Home Theaters and High-Fidelity Audio

This section is where Westinghouse demonstrated how imaginative it could be. They visualized an entertainment center and home theater combined into one space.

In this space, the television angles towards the viewer. One press of a button on the radio automatically selects and plays the latest hit record. The tech “stereo fidelity” play records on speakers that surround listeners with music. Last, one push of a button brings down a motorized projector screen.

Their predictions are not accurate to what we have now, but they are not entirely off-base. For instance, televisions have indeed improved. They don’t swivel, but they have advanced in their resolution and ability to connect to the internet.

On the other hand, record players almost ceased to exist; retro lovers still use them. Most people prefer other devices for listening, especially non-touch smart speakers.

The narrator mentioned that “special speakers” surround you with sound. That’s an accurate description of what surround sound is.

Next is the motorized projector screen. The narrator said that “the lights lower automatically, a large movie screen comes down, and it’s time for the show.”

Smart lights can dim automatically with routines. And combining that with motorized screens is commonly done with 21st-century home theaters.


Westinghouse was not the first to envision what future homes would be. But it is perhaps the first to make a video containing all the technological advancements they can think of.
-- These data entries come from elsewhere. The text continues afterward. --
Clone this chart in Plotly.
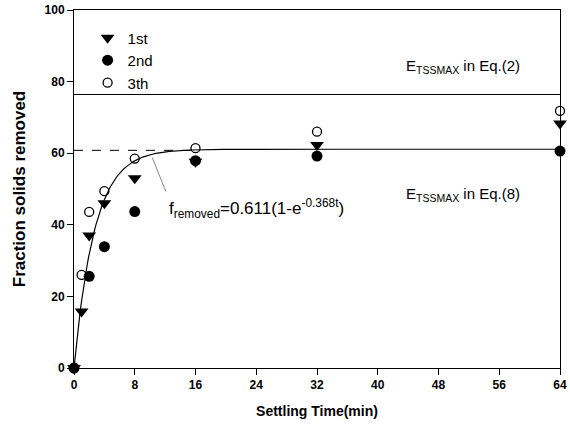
import numpy as np
import plotly.graph_objects as go

time_1st = [0, 1, 2, 4, 8, 16, 32, 64]
frac_1st = [0, 15.8, 37.0, 46.0, 53.0, 57.6, 62.3, 68.3]
time_2nd = [0, 2, 4, 8, 16, 32, 64]
frac_2nd = [0, 25.6, 33.9, 43.7, 57.9, 59.2, 60.6]
time_3rd = [0, 1, 2, 4, 8, 16, 32, 64]
frac_3rd = [0, 26.0, 43.6, 49.4, 58.5, 61.4, 66.0, 71.8]

fit_a = 0.611
fit_k = 0.368
e_tss_eq2 = 76.4
e_tss_eq8 = 60.8
x_ticks = [0, 8, 16, 24, 32, 40, 48, 56, 64]
y_ticks = [0, 20, 40, 60, 80, 100]

t_fit = np.linspace(0, 64, 400)
f_fit = 100 * fit_a * (1 - np.exp(-fit_k * t_fit))

fig = go.Figure()
fig.add_trace(go.Scatter(x=[0, 64], y=[e_tss_eq2, e_tss_eq2], mode="lines",
                         line=dict(color="black", width=1), showlegend=False))
fig.add_trace(go.Scatter(x=[0, 16], y=[e_tss_eq8, e_tss_eq8], mode="lines",
                         line=dict(color="black", width=1, dash="dash"), showlegend=False))
fig.add_trace(go.Scatter(x=t_fit, y=f_fit, mode="lines",
                         line=dict(color="black", width=1.2), showlegend=False))
fig.add_trace(go.Scatter(x=[10.3, 12.1], y=[58.8, 49.3], mode="lines",
                         line=dict(color="#888888", width=1), showlegend=False))

fig.add_trace(go.Scatter(x=time_1st, y=frac_1st, mode="markers", name="1st", cliponaxis=False,
                         marker=dict(symbol="triangle-down", size=12, color="black")))
fig.add_trace(go.Scatter(x=time_2nd, y=frac_2nd, mode="markers", name="2nd", cliponaxis=False,
                         marker=dict(symbol="circle", size=11, color="black")))
fig.add_trace(go.Scatter(x=time_3rd, y=frac_3rd, mode="markers", name="3th", cliponaxis=False,
                         marker=dict(symbol="circle-open", size=9, color="black",
                                     line=dict(width=1.3))))

ann_font = dict(family="Liberation Sans, Arial", size=15, color="black")
fig.add_annotation(x=12.3, y=44.5, xref="x", yref="y", xanchor="left", yanchor="middle",
                   text="f<sub>removed</sub>=0.611(1-e<sup>-0.368t</sup>)",
                   showarrow=False, font=dict(family="Liberation Sans, Arial", size=17, color="black"))
fig.add_annotation(x=43.5, y=84.3, xref="x", yref="y", xanchor="left", yanchor="middle",
                   text="E<sub>TSSMAX</sub> in Eq.(2)", showarrow=False, font=ann_font)
fig.add_annotation(x=43.5, y=48.5, xref="x", yref="y", xanchor="left", yanchor="middle",
                   text="E<sub>TSSMAX</sub> in Eq.(8)", showarrow=False, font=ann_font)

axis_common = dict(showline=True, linecolor="black", linewidth=1, mirror=True,
                   ticks="outside", ticklen=6, tickcolor="black", showgrid=False,
                   zeroline=False, automargin=False,
                   tickfont=dict(family="Liberation Sans, Arial", size=12, color="black", weight="bold"))

fig.update_layout(
    width=570, height=432,
    margin=dict(l=74, r=10, t=10, b=64),
    paper_bgcolor="white", plot_bgcolor="white",
    xaxis=dict(range=[0, 64], tickvals=x_ticks,
               title=dict(text="<b>Settling Time(min)</b>", standoff=14,
                          font=dict(family="Liberation Sans, Arial", size=14, color="black")),
               **axis_common),
    yaxis=dict(range=[0, 100], tickvals=y_ticks,
               title=dict(text="<b>Fraction solids removed</b>", standoff=14,
                          font=dict(family="Liberation Sans, Arial", size=17, color="black")),
               **axis_common),
    legend=dict(x=0.028, y=0.968, xanchor="left", yanchor="top", bgcolor="rgba(0,0,0,0)",
                font=dict(family="Liberation Sans, Arial", size=15, color="black"),
                itemsizing="trace", tracegroupgap=0),
)

fig.write_html("out.html", config={"displayModeBar": False},
               post_script="document.body.style.margin='0';document.body.style.overflow='hidden';")
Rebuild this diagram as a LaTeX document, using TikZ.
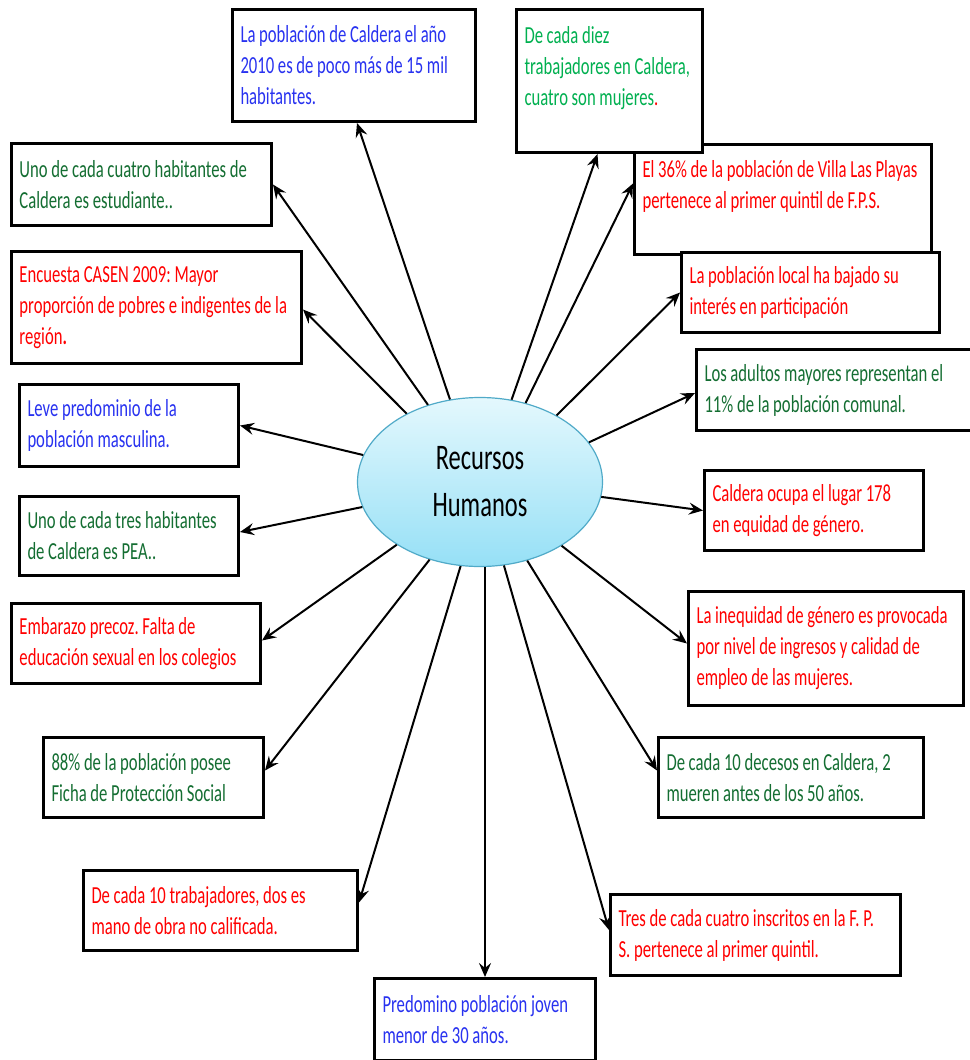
\documentclass[tikz,border=0pt]{standalone}
\usepackage{fontspec}
\setmainfont{Carlito}[FakeStretch=0.68]
\usepackage{xcolor}
\usepackage{tikz}
\usetikzlibrary{arrows.meta,shapes.geometric}
\definecolor{txtblue}{RGB}{40,50,240}
\definecolor{txtgreen}{RGB}{0,176,80}
\definecolor{txtdkgreen}{RGB}{20,110,50}
\definecolor{txtred}{RGB}{255,0,0}
\definecolor{ovaltop}{RGB}{228,248,253}
\definecolor{ovalbot}{RGB}{150,224,246}
\definecolor{ovalline}{RGB}{80,170,200}
\newcommand{\factfont}{\fontsize{24.5}{31}\selectfont\spaceskip 3.7pt plus 2pt minus 1pt\relax\hyphenpenalty 10000\relax}
\frenchspacing

\begin{document}
\begin{tikzpicture}[x=1pt, y=-1pt,
    fact/.style={draw, line width=3pt, fill=white, anchor=north west, align=flush left, inner xsep=8pt, inner ysep=3pt, font=\factfont},
    link/.style={-{Stealth[length=14pt,width=12pt,inset=5pt]}, line width=2pt}
]
\useasboundingbox (0,0) rectangle (969,1060);
\fill[white] (0,0) rectangle (969,1060);

\node[draw=ovalline, line width=1.2pt, ellipse, top color=ovaltop, bottom color=ovalbot, minimum width=245pt, minimum height=169pt, align=center, font=\fontsize{36}{47}\selectfont] (rrhh) at (480,482) {Recursos\\Humanos};

\node[fact, text=txtblue, text width=227pt, minimum width=243pt, minimum height=112pt] (pop) at (231,8) {La población de Caldera el año\\2010 es de poco más de 15 mil\\habitantes.};
\node[fact, text=txtred, text width=281pt, minimum width=297pt, minimum height=110pt] (villa) at (633,143) {El 36\% de la población de Villa Las Playas\\pertenece al primer quintil de F.P.S.\\ \mbox{}};
\node[fact, text=txtgreen, text width=170pt, minimum width=186pt, minimum height=143pt] (mujeres) at (515,8) {De cada diez\\trabajadores en Caldera,\\cuatro son mujeres{\color{txtred}.}\\ \mbox{}};
\node[fact, text=txtdkgreen, text width=244pt, minimum width=260pt, minimum height=82pt] (estud) at (10,142) {Uno de cada cuatro habitantes de\\Caldera es estudiante..};
\node[fact, text=txtred, text width=274pt, minimum width=290pt, minimum height=112pt] (casen) at (10,250) {Encuesta CASEN 2009: Mayor\\proporción de pobres e indigentes de la\\región\textbf{.}};
\node[fact, text=txtred, text width=242pt, minimum width=258pt, minimum height=80pt] (partic) at (680,251) {La población local ha bajado su\\interés en participación};
\node[fact, text=txtdkgreen, text width=266pt, minimum width=282pt, minimum height=81pt] (adultos) at (695,348) {Los adultos mayores representan el\\11\% de la población comunal.};
\node[fact, text=txtblue, text width=203pt, minimum width=219pt, minimum height=82pt] (masc) at (18,383) {Leve predominio de la\\población masculina.};
\node[fact, text=txtdkgreen, text width=203pt, minimum width=219pt, minimum height=79pt] (pea) at (18,495) {Uno de cada tres habitantes\\de Caldera es PEA..};
\node[fact, text=txtred, text width=203pt, minimum width=219pt, minimum height=80pt] (equidad) at (703,469) {Caldera ocupa el lugar 178\\en equidad de género.};
\node[fact, text=txtred, text width=233pt, minimum width=249pt, minimum height=80pt] (embarazo) at (10,602) {Embarazo precoz. Falta de\\educación sexual en los colegios};
\node[fact, text=txtred, text width=259pt, minimum width=275pt, minimum height=114pt] (inequidad) at (687,590) {La inequidad de género es provocada\\por nivel de ingresos y calidad de\\empleo de las mujeres.};
\node[fact, text=txtdkgreen, text width=204pt, minimum width=220pt, minimum height=80pt] (ficha) at (42,736) {88\% de la población posee\\Ficha de Protección Social};
\node[fact, text=txtdkgreen, text width=249pt, minimum width=265pt, minimum height=80pt] (decesos) at (657,736) {De cada 10 decesos en Caldera, 2\\mueren antes de los 50 años.};
\node[fact, text=txtred, text width=258pt, minimum width=274pt, minimum height=80pt] (obra) at (82,869) {De cada 10 trabajadores, dos es\\mano de obra no calificada.};
\node[fact, text=txtred, text width=274pt, minimum width=290pt, minimum height=81pt] (inscritos) at (609,893) {Tres de cada cuatro inscritos en la F. P.\\S. pertenece al primer quintil.};
\node[fact, text=txtblue, text width=205pt, minimum width=221pt, minimum height=82pt] (joven) at (373,977) {Predomino población joven\\menor de 30 años.};

\draw[link] (rrhh.110) -- ([xshift=3pt]pop.south);
\draw[link] (rrhh.69) -- ([xshift=-12pt]mujeres.south);
\draw[link] (rrhh.124) -- (estud.east);
\draw[link] (rrhh.60) -- ([yshift=16pt]villa.west);
\draw[link] (rrhh.137) -- ([yshift=-2pt]casen.east);
\draw[link] (rrhh.41) -- (partic.west);
\draw[link] (rrhh.20) -- ([yshift=-3pt]adultos.west);
\draw[link] (rrhh.167) -- (masc.east);
\draw[link] (rrhh.192) -- ([yshift=4pt]pea.east);
\draw[link] (rrhh.-7) -- (equidad.west);
\draw[link] (rrhh.217) -- ([yshift=3pt]embarazo.east);
\draw[link] (rrhh.-38) -- ([yshift=5pt]inequidad.west);
\draw[link] (rrhh.237) -- ([yshift=7pt]ficha.east);
\draw[link] (rrhh.-59) -- ([yshift=7pt]decesos.west);
\draw[link] (rrhh.257) -- ([yshift=8pt]obra.east);
\draw[link] (rrhh.-74) -- ([yshift=5pt]inscritos.west);
\draw[link] (joven.north |- rrhh.south) -- (joven.north);
\end{tikzpicture}
\end{document}
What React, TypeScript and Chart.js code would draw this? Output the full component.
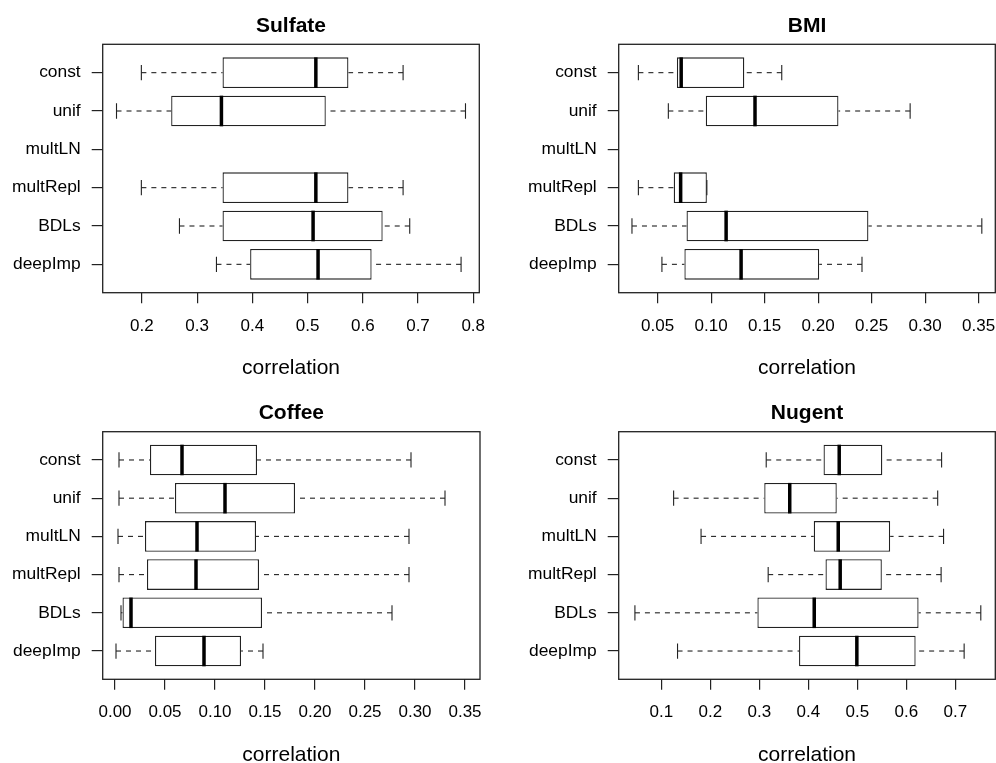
import React, { useEffect, useRef } from "react";
import { Chart, registerables } from "chart.js";

Chart.register(...registerables);

const FONT = "'Liberation Sans', Arial, Helvetica, sans-serif";

// ---------- data ----------
const categories = ["const", "unif", "multLN", "multRepl", "BDLs", "deepImp"];
const categoryPositions = [1, 2, 3, 4, 5, 6];
const xAxisTitle = "correlation";

// Sulfate (multLN missing)
const sulfateLow = [0.199, 0.154, null, 0.199, 0.268, 0.335];
const sulfateQ1 = [0.346, 0.253, null, 0.346, 0.346, 0.396];
const sulfateMedian = [0.515, 0.344, null, 0.515, 0.51, 0.519];
const sulfateQ3 = [0.574, 0.533, null, 0.574, 0.636, 0.616];
const sulfateHigh = [0.673, 0.786, null, 0.673, 0.685, 0.778];
const sulfateTicks = [0.2, 0.3, 0.4, 0.5, 0.6, 0.7, 0.8];

// BMI (multLN missing)
const bmiLow = [0.032, 0.06, null, 0.032, 0.026, 0.054];
const bmiQ1 = [0.068, 0.095, null, 0.065, 0.077, 0.075];
const bmiMedian = [0.072, 0.141, null, 0.0715, 0.114, 0.128];
const bmiQ3 = [0.131, 0.219, null, 0.096, 0.247, 0.201];
const bmiHigh = [0.166, 0.286, null, 0.096, 0.353, 0.241];
const bmiTicks = [0.05, 0.1, 0.15, 0.2, 0.25, 0.3, 0.35];

// Coffee
const coffeeLow = [0.004, 0.004, 0.003, 0.004, 0.006, 0.001];
const coffeeQ1 = [0.035, 0.06, 0.03, 0.032, 0.0075, 0.04];
const coffeeMedian = [0.067, 0.11, 0.082, 0.081, 0.016, 0.089];
const coffeeQ3 = [0.142, 0.18, 0.141, 0.144, 0.147, 0.126];
const coffeeHigh = [0.296, 0.33, 0.294, 0.294, 0.277, 0.148];
const coffeeTicks = [0.0, 0.05, 0.1, 0.15, 0.2, 0.25, 0.3, 0.35];

// Nugent
const nugentLow = [0.314, 0.125, 0.181, 0.318, 0.046, 0.133];
const nugentQ1 = [0.431, 0.31, 0.411, 0.435, 0.296, 0.381];
const nugentMedian = [0.463, 0.362, 0.461, 0.465, 0.412, 0.499];
const nugentQ3 = [0.551, 0.458, 0.567, 0.55, 0.625, 0.619];
const nugentHigh = [0.672, 0.664, 0.676, 0.671, 0.752, 0.718];
const nugentTicks = [0.1, 0.2, 0.3, 0.4, 0.5, 0.6, 0.7];

// ---------- panels (layout + references to data) ----------
type PanelSpec = {
  title: string;
  low: (number | null)[];
  q1: (number | null)[];
  med: (number | null)[];
  q3: (number | null)[];
  high: (number | null)[];
  ticks: number[];
  decimals: number;
  xMin: number;
  xMax: number;
  left: number;
  top: number;
  w: number;
  h: number;
  yWidth: number;
  padRight: number;
  titleTop: number;
  titleBottom: number;
  xHeight: number;
  xTitleBottom: number;
};

const panels: PanelSpec[] = [
  {
    title: "Sulfate", low: sulfateLow, q1: sulfateQ1, med: sulfateMedian, q3: sulfateQ3, high: sulfateHigh,
    ticks: sulfateTicks, decimals: 1, xMin: 0.129, xMax: 0.811,
    left: 0, top: 0, w: 498, h: 381, yWidth: 102.7, padRight: 18.7,
    titleTop: 13.5, titleBottom: 5.6, xHeight: 88.3, xTitleBottom: 0.2,
  },
  {
    title: "BMI", low: bmiLow, q1: bmiQ1, med: bmiMedian, q3: bmiQ3, high: bmiHigh,
    ticks: bmiTicks, decimals: 2, xMin: 0.0136, xMax: 0.3656,
    left: 498, top: 0, w: 498, h: 381, yWidth: 120.7, padRight: 0.7,
    titleTop: 13.5, titleBottom: 5.6, xHeight: 88.3, xTitleBottom: 0.2,
  },
  {
    title: "Coffee", low: coffeeLow, q1: coffeeQ1, med: coffeeMedian, q3: coffeeQ3, high: coffeeHigh,
    ticks: coffeeTicks, decimals: 2, xMin: -0.0123, xMax: 0.365,
    left: 0, top: 381, w: 498, h: 390, yWidth: 102.7, padRight: 18.0,
    titleTop: 19.2, titleBottom: 6.3, xHeight: 91.7, xTitleBottom: 3.2,
  },
  {
    title: "Nugent", low: nugentLow, q1: nugentQ1, med: nugentMedian, q3: nugentQ3, high: nugentHigh,
    ticks: nugentTicks, decimals: 1, xMin: 0.0129, xMax: 0.7816,
    left: 498, top: 381, w: 498, h: 390, yWidth: 120.7, padRight: 0.7,
    titleTop: 19.2, titleBottom: 6.3, xHeight: 91.7, xTitleBottom: 3.2,
  },
];

const LINE = "#222";

function makeBoxPlugin(p: PanelSpec) {
  return {
    id: "rBoxplot",
    beforeDatasetsDraw(chart: any) {
      const { ctx } = chart;
      const x = chart.scales.x;
      const y = chart.scales.y;
      ctx.save();
      ctx.strokeStyle = LINE;
      ctx.lineWidth = 1.1;
      categories.forEach((_, i) => {
        if (p.med[i] == null) return;
        const pos = categoryPositions[i];
        const yc = y.getPixelForValue(pos);
        const yA = y.getPixelForValue(pos - 0.2);
        const yB = y.getPixelForValue(pos + 0.2);
        const xl = x.getPixelForValue(p.low[i]);
        const x1 = x.getPixelForValue(p.q1[i]);
        const x3 = x.getPixelForValue(p.q3[i]);
        const xh = x.getPixelForValue(p.high[i]);
        ctx.setLineDash([5, 5]);
        ctx.beginPath();
        ctx.moveTo(xl, yc);
        ctx.lineTo(x1, yc);
        ctx.stroke();
        ctx.beginPath();
        ctx.moveTo(xh, yc);
        ctx.lineTo(x3, yc);
        ctx.stroke();
        ctx.setLineDash([]);
        ctx.beginPath();
        ctx.moveTo(xl, yA);
        ctx.lineTo(xl, yB);
        ctx.moveTo(xh, yA);
        ctx.lineTo(xh, yB);
        ctx.stroke();
      });
      ctx.restore();
    },
    afterDatasetsDraw(chart: any) {
      const { ctx, chartArea } = chart;
      const x = chart.scales.x;
      const y = chart.scales.y;
      ctx.save();
      ctx.strokeStyle = "#000";
      ctx.lineWidth = 3.5;
      categories.forEach((_, i) => {
        if (p.med[i] == null) return;
        const pos = categoryPositions[i];
        const xm = x.getPixelForValue(p.med[i]);
        ctx.beginPath();
        ctx.moveTo(xm, y.getPixelForValue(pos - 0.4));
        ctx.lineTo(xm, y.getPixelForValue(pos + 0.4));
        ctx.stroke();
      });
      ctx.strokeStyle = LINE;
      ctx.lineWidth = 1.3;
      ctx.strokeRect(
        chartArea.left,
        chartArea.top,
        chartArea.right - chartArea.left,
        chartArea.bottom - chartArea.top
      );
      ctx.restore();
    },
  };
}

function Panel({ p }: { p: PanelSpec }) {
  const ref = useRef<HTMLCanvasElement | null>(null);
  useEffect(() => {
    if (!ref.current) return;
    const boxes = categories
      .map((_, i) => i)
      .filter((i) => p.q1[i] != null)
      .map((i) => ({ x: [p.q1[i], p.q3[i]], y: categoryPositions[i] }));
    const chart = new Chart(ref.current, {
      type: "bar",
      data: {
        datasets: [
          {
            data: boxes as any,
            backgroundColor: "#fff",
            borderColor: LINE,
            borderWidth: 1.3,
            borderSkipped: false,
            barPercentage: 0.8,
            categoryPercentage: 1,
          },
        ],
      },
      options: {
        indexAxis: "y",
        responsive: false,
        animation: false,
        events: [],
        layout: { padding: { left: 0, right: p.padRight, top: 0, bottom: 0 } },
        plugins: {
          legend: { display: false },
          tooltip: { enabled: false },
          title: {
            display: true,
            text: p.title,
            fullSize: false,
            color: "#000",
            font: { family: FONT, size: 21, weight: "bold" },
            padding: { top: p.titleTop, bottom: p.titleBottom },
          },
        },
        scales: {
          x: {
            type: "linear",
            position: "bottom",
            min: p.xMin,
            max: p.xMax,
            offset: false,
            afterBuildTicks: (s: any) => {
              s.ticks = p.ticks.map((v) => ({ value: v }));
            },
            afterFit: (s: any) => {
              s.height = p.xHeight;
              s.paddingLeft = 0;
              s.paddingRight = 0;
            },
            ticks: {
              autoSkip: false,
              maxRotation: 0,
              color: "#000",
              font: { family: FONT, size: 17 },
              padding: 12.6,
              callback: (v: any) => Number(v).toFixed(p.decimals),
            },
            grid: {
              display: true,
              offset: false,
              drawOnChartArea: false,
              drawTicks: true,
              tickLength: 10.5,
              color: LINE,
              lineWidth: 1.2,
            },
            border: { display: false },
            title: {
              display: true,
              text: xAxisTitle,
              color: "#000",
              font: { family: FONT, size: 21 },
              padding: { top: 0, bottom: p.xTitleBottom },
            },
          },
          y: {
            type: "linear",
            position: "left",
            min: 0.26,
            max: 6.74,
            reverse: true,
            offset: false,
            afterBuildTicks: (s: any) => {
              s.ticks = categoryPositions.map((v) => ({ value: v }));
            },
            afterFit: (s: any) => {
              s.width = p.yWidth;
              s.paddingTop = 0;
              s.paddingBottom = 0;
            },
            ticks: {
              autoSkip: false,
              color: "#000",
              font: { family: FONT, size: 17.4 },
              padding: 11,
              callback: (v: any) => categories[Math.round(Number(v)) - 1],
            },
            grid: {
              display: true,
              offset: false,
              drawOnChartArea: false,
              drawTicks: true,
              tickLength: 11,
              color: LINE,
              lineWidth: 1.2,
            },
            border: { display: false },
          },
        },
      } as any,
      plugins: [makeBoxPlugin(p)],
    });
    return () => chart.destroy();
  }, [p]);
  return (
    <canvas
      ref={ref}
      width={p.w}
      height={p.h}
      style={{ position: "absolute", left: p.left, top: p.top, width: p.w, height: p.h }}
    />
  );
}

export default function App() {
  return (
    <div
      style={{
        position: "absolute",
        left: 0,
        top: 0,
        width: 996,
        height: 763,
        overflow: "hidden",
        background: "#fff",
      }}
    >
      {panels.map((p) => (
        <Panel key={p.title} p={p} />
      ))}
    </div>
  );
}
It is fascinating to see how they imagined smart homes and how smart homes actually ended up looking.

The Visualization of Smart Homes Some Decades Ago

Through the film, we also see how much technology has improved and how it can still improve. The analog design of systems shown in the video is now obsolete. But the swiveling feature of TVs and automatic de-icing of driveways are not here yet.

If the video got one thing spot on, that’s the predicted intentions for complete user control.